Alleging abuse, detainees file lawsuit
Jail's guards accused of violations during searches in 9/11 case
NEW YORK -- A Middle Eastern immigrant alleges he was violated during a body-cavity search at a federal jail following the Sept. 11, 2001, attacks.
The lawsuit filed yesterday by the man and another former detainee contends they were put in solitary confinement, beaten, and verbally abused by guards. They were later cleared of allegations that they had terrorist ties, but they were deported.
Unlike a pending civil complaint by other Sept. 11 detainees, also in Brooklyn federal court, the new lawsuit identifies guards at the Metropolitan Detention Center by their last names and accuses them of more extreme abuses.
Ehab Elmaghraby, a former restaurateur, and Javaid Iqdal, a former cable technician, ''were subjected to numerous unreasonable and unnecessary" strip searches, the lawsuit says.
One guard allegedly paraded Elmaghraby naked in front of a female co-worker.
Both men say they were shackled, punched, and called ''Muslim bastards" and other epithets.

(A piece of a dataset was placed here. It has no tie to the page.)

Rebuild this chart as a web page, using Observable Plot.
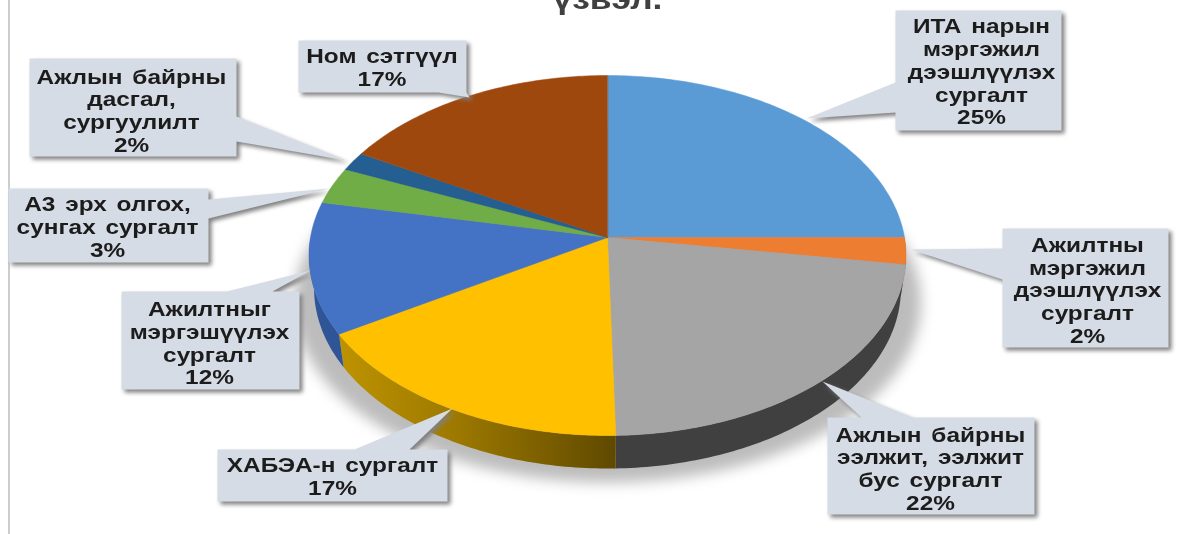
<!DOCTYPE html>
<html><head><meta charset="utf-8">
<script src="https://cdn.jsdelivr.net/npm/d3@7"></script>
<script src="https://cdn.jsdelivr.net/npm/@observablehq/plot@0.6"></script>
<style>html,body{margin:0;padding:0;background:#fff;overflow:hidden}svg{display:block}svg text{word-spacing:2.5px}</style>
</head><body><div id="chart"></div>
<script>
// --- values ---
const categories = ["ИТА нарын\nмэргэжил\nдээшлүүлэх\nсургалт","Ажилтны\nмэргэжил\nдээшлүүлэх\nсургалт","Ажлын байрны\nээлжит, ээлжит\nбус сургалт","ХАБЭА-н сургалт","Ажилтныг\nмэргэшүүлэх\nсургалт","А3 эрх олгох,\nсунгах сургалт","Ажлын байрны\nдасгал,\nсургуулилт","Ном сэтгүүл"];
const shown = [25,2,22,17,12,3,2,17];
const shares = [25,2.4,22.2,16.8,11.8,3.3,1.7,16.8];
const colors = ["#5B9BD5","#ED7D31","#A5A5A5","#FFC000","#4472C4","#70AD47","#255E91","#9E480E"];
const sideFills = ["#35618c","#a85720","#404040","url(#yellowSide)","#2f5597","#4c7a30","#1a4266","#6e320a"];
const title = "үзвэл.";

// --- layout of the picture ---
const cx=607, cy=237, A=297, B=178.2, k=0.1, depth=33, bottomScale=0.983, stretch=1.22;
const project = (share, dy=0, sx=1) => {
  const t = share/100*2*Math.PI, u=Math.sin(t), v=Math.cos(t), w=1+k*v;
  return {x: cx+sx*A*u/w, y: cy-B*v/w+dy};
};
const boxes = [
  {x0:895,x1:1061,y0:10,y1:130,lx:981,ly:71,tip:[806,118],a:[895,82],b:[895,112]},
  {x0:1002,x1:1168,y0:228,y1:347,lx:1087,ly:289.5,tip:[910,249],a:[1002,248],b:[1002,279]},
  {x0:827,x1:1034,y0:417,y1:514,lx:930,ly:468,tip:[822,381],a:[861,417],b:[912,417]},
  {x0:217,x1:447,y0:449,y1:501,lx:332,ly:476,tip:[452,408],a:[354,449],b:[409,449]},
  {x0:121,x1:299,y0:291,y1:389,lx:209,ly:342.5,tip:[310,270],a:[226,291],b:[272,291]},
  {x0:8,x1:208,y0:188,y1:262,lx:107,ly:226,tip:[329,188],a:[208,199],b:[208,218]},
  {x0:29,x1:236,y0:58,y1:156,lx:131,ly:110,tip:[346,160],a:[236,116],b:[236,141]},
  {x0:298,x1:466,y0:40,y1:92,lx:381.5,ly:67,tip:[469,97],a:[438,92],b:[466,92]}
];
const labelFont = {fontFamily:"Liberation Sans",fontWeight:"bold",fontSize:20,lineHeight:1.14,fill:"#1c1c1c"};

// --- geometry derived from the shares ---
let c = 0; const starts = shares.map(s => {const a=c; c+=s; return a;});
const arc = (a,b,dy=0,sx=1) => { const n=Math.max(2,Math.ceil((b-a)*4)); return d3.range(n+1).map(i=>project(a+(b-a)*i/n,dy,sx)); };
const tops = [], sides = [];
shares.forEach((s,i)=>{
  const name = categories[i];
  tops.push({x:cx,y:cy,name}); arc(starts[i],starts[i]+s).forEach(p=>tops.push({...p,name}));
  const a0=Math.max(starts[i],25), a1=Math.min(starts[i]+s,75);
  if (a1>a0) [...arc(a0,a1),...arc(a0,a1,depth,bottomScale).reverse()].forEach(p=>sides.push({...p,name}));
});
const shadow = arc(0,100,depth+14,1.05);
const callouts = boxes.flatMap((b,i)=>{
  const name=categories[i];
  const rect=[[b.x0,b.y0],[b.x1,b.y0],[b.x1,b.y1],[b.x0,b.y1]];
  const onTop=b.a[1]===b.y0&&b.b[1]===b.y0, onBottom=b.a[1]===b.y1&&b.b[1]===b.y1, onRight=b.a[0]===b.x1;
  let poly;
  if(onTop) poly=[rect[0],b.a,b.tip,b.b,rect[1],rect[2],rect[3]];
  else if(onBottom) poly=[rect[0],rect[1],rect[2],b.b,b.tip,b.a,rect[3]];
  else if(onRight) poly=[rect[0],rect[1],b.a,b.tip,b.b,rect[2],rect[3]];
  else poly=[rect[0],rect[1],rect[2],rect[3],b.b,b.tip,b.a];
  return poly.map(([x,y])=>({x,y,name}));
});
const labels = boxes.map((b,i)=>({x:b.lx,y:b.ly,text:categories[i]+"\n"+shown[i]+"%"}));

const defs = () => {
  const s = d3.create("svg:defs");
  const g = s.append("linearGradient").attr("id","yellowSide").attr("gradientUnits","userSpaceOnUse")
    .attr("x1",330).attr("x2",615).attr("y1",0).attr("y2",0);
  g.append("stop").attr("offset",0).attr("stop-color","#c09500");
  g.append("stop").attr("offset",0.45).attr("stop-color","#9c7800");
  g.append("stop").attr("offset",1).attr("stop-color","#5f4900");
  return s.node();
};
const line = (data,o) => Plot.line(data,{x:"x",y:"y",curve:"linear-closed",...o});

const plot = Plot.plot({
  width:1193,height:534,margin:0,
  style:{background:"#fff",overflow:"hidden"},
  x:{domain:[0,1193],range:[0,1193],axis:null},
  y:{domain:[0,534],range:[0,534],axis:null},
  color:{domain:categories,range:colors},
  marks:[
    defs,
    line(shadow,{fill:"#bcbcbc",imageFilter:"blur(7px)"}),
    Plot.ruleX([8.5],{stroke:"#bdbdbd",strokeWidth:1.5}),
    Plot.text([title],{x:()=>607,y:()=>8,text:d=>d,lineAnchor:"bottom",...labelFont,fontSize:29,fill:"#404040",imageFilter:"blur(0.5px)"}),
    ...shares.map((s,i)=>line(sides.filter(d=>d.name===categories[i]),{fill:sideFills[i]})),
    line(tops,{z:"name",fill:"name",stroke:"name",strokeWidth:0.5}),
    line(callouts,{z:"name",fill:"#D6DCE5",imageFilter:"drop-shadow(3.5px 3.5px 2px #808080)"}),
    Plot.text(labels,{x:"x",y:"y",text:"text",...labelFont,letterSpacing:"0.3px",lineAnchor:"middle",textAnchor:"middle",imageFilter:"blur(0.4px)"})
  ]
});
// the reference's lettering is horizontally stretched
plot.querySelectorAll("text").forEach(t => {
  t.setAttribute("transform",(t.getAttribute("transform")||"")+` scale(${stretch},1)`);
});
document.getElementById("chart").append(plot);
</script></body></html>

They also allege they were kept in solitary confinement for 23 hours a day and denied adequate meals and medical care. The men, both 37, are seeking unspecified damages for physical and emotional harm.
The detention center in Brooklyn was cited for brutal treatment of detainees in a report last year by the Justice Department inspector general. Federal prosecutors recently decided against bringing criminal charges against any guards.
A spokeswoman for the Federal Bureau of Prisons refused comment.